I was given a far more dramatic illustration of the political philosophy of the military regime when I was arrested and briefly jailed in April 1977. I was taken first to an underground prison in the Superintendencia de Seguridad (SS) building of the Federal Police. The first thing I saw when I was escorted out of the secret police car in a subterranean tunnel was a huge swastika painted on the wall that masked the entrance to the cellblock. Under the sign was painted “Nazi-nationalism.”

Gradually, the groups that called themselves varying conjugations of “people’s army,” “liberation army,” “revolutionary army” or “revolutionary armed forces,” and para-military nationalist organizations coalesced into broader armed bands. The civil war became simplified, though distorted, into a struggle between the left and the right. Fascism is so deeply ingrained in Argentina, and so deeply rooted in Peronism, that the “left-wing” Montoneros, which grew from a handful of socially conscious Catholic students to become the largest guerrilla organization, owed far more to Mussolini than to Marx.

Terrorism results in the loss of common sense and mental equilibrium.
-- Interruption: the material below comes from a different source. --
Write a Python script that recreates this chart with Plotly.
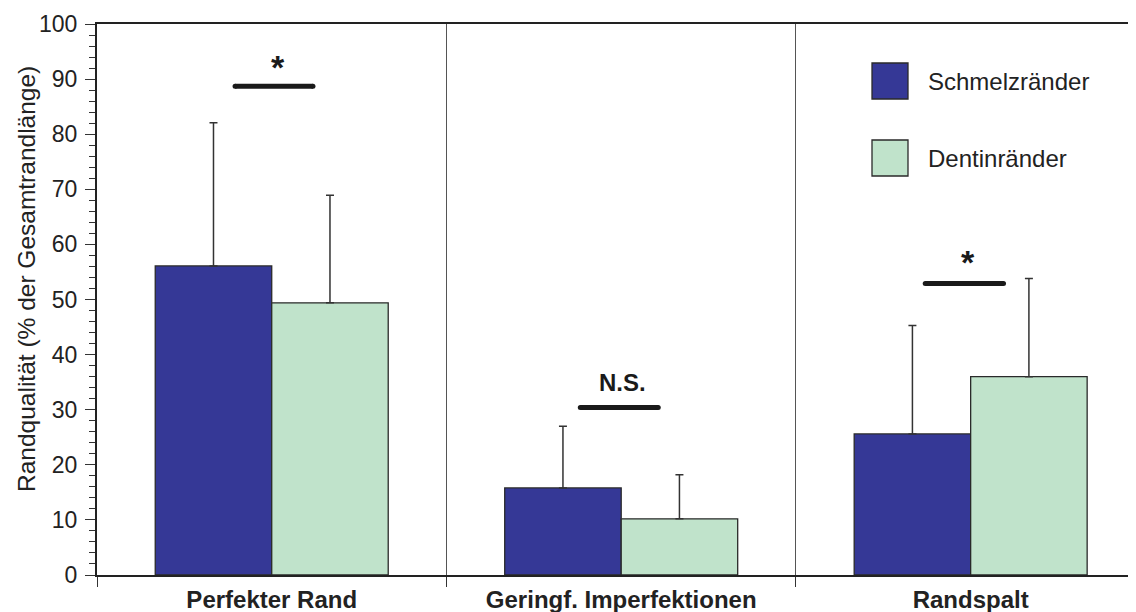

It turns people’s minds into furies, all too willing to respond to violence with violence and atrocity with atrocity. Wittingly and unwittingly, the press encouraged a terrorist response to acts of terrorism. Before the military took over, the printed press, radio and television gave the impression that Argentina was living a daily catastrophe. The headlines told of assassinations, kidnapping, bombings and, of course, implied that the military was needed to restore law and order.

I myself hoped, as the Buenos Aires Herald editorials argued, that the military would put a stop to the right-wing death squads. The squads were operating openly by using standard Federal Police Ford Falcon automobiles, though not bearing any identification markings or license plates, and clearly enjoying impunity guaranteed by the government.

It is still not known how many journalists lost their lives in the “dirty war.” There is general agreement that some 100 are among the “desaparecidos.” The official government report, “Nunca Mas” (Never Again), says that 1.6 percent of the documented cases of disappeared people were journalists. Of course, it is also not known how many were active members of guerrilla organizations, were secret government agents, or were victims because their reporting discomforted the military or the guerrillas. The death threats came from all sides, as I can testify.

In my case, the death threat that made me decide, very reluctantly, to leave Argentina was addressed to my 11-year-old son. It was in the form of a hand-written letter, purportedly from the Montoneros but actually from military intelligence. It contained so much precise information about my wife, my five children and our family that I recognized that it was deadly serious and could not be ignored as I had ignored, almost daily, other threats and intimidations.

The press did fail Argentina in its darkest hour. Hector D’Amico, who was editor of the news magazine Noticias and who is currently an editor at La Nacion, put it fairly and squarely when he wrote: “In regard to el Proceso [the so-called Process of National Reconstruction], journalism has not made its mea culpa. We have asked the Church [to apologize], we have asked the military, but we have not asked journalism. There were rare exceptions, but only a few carried out the noble duty. It is possible that we did not know everything, or that we refused to see the dimension of the tragedy. But we, and I include myself, did not do all that we could.”